Thanks to my work with Internal Family Systems (IFS), I was familiar with visual and physical characters that we can communicate with trough different channels: visual (like how I could see Nima in my mind’s eye); physical (we can feel their sensations in our bodies); feelings (they can show us their emotional landscape through our feelings) and cognitive (we can talk with them). In IFS, we work with characters that are parts of our selves developed during childhood. They are similar to roles in Gestalt Therapy, such as the inner critic or hurt child.


As I converse a bit with Nima, she changes shape a few times to show me that she is powerful and she can take on many shapes. She reminds me of the trickster. She is feisty, like most of my parts are. She seems a bit young, in her feistyness and desire to prove herself. She is now standing on my left and I notice my inner superstar showing up on the right. They seem to get along well, same age and mutual appreciation. I communicate to Nima, without judgement, that she seems young, and she agrees with me. She lets me know that “she would like to grow up”.

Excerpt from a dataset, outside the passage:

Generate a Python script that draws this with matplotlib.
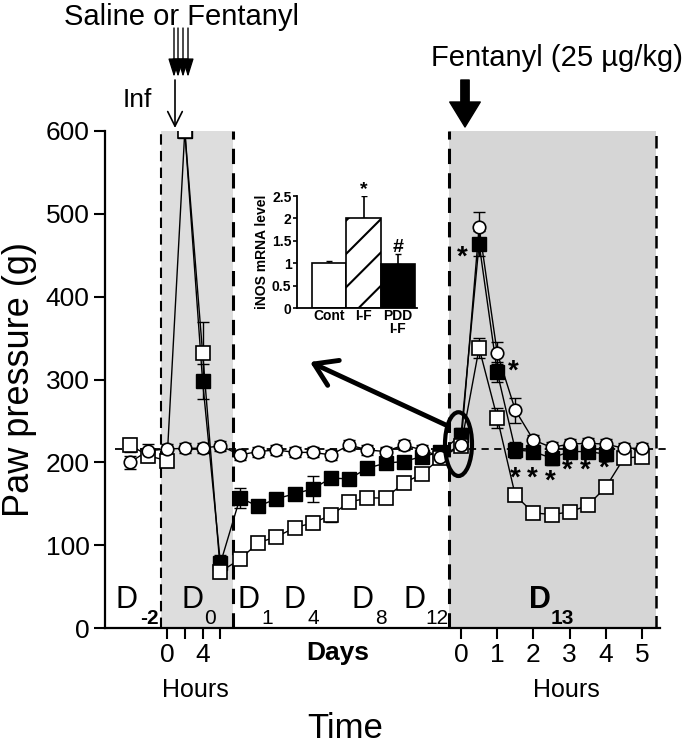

Her main message, though, is age-independent she affirms me: "Make me a request. So I have something to do." Preferably bold and ambitious.


Impressed by this whole spectacle, I say goodbye so that I can take some time to ponder what request I would like to make. Later that evening–really that evening–I receive a message of my colleague that he has left 95.5 euros in an enveloppe for me. Apparently this money was supposed to be reimbursed to me in January (6 months ago) but got lost on the way.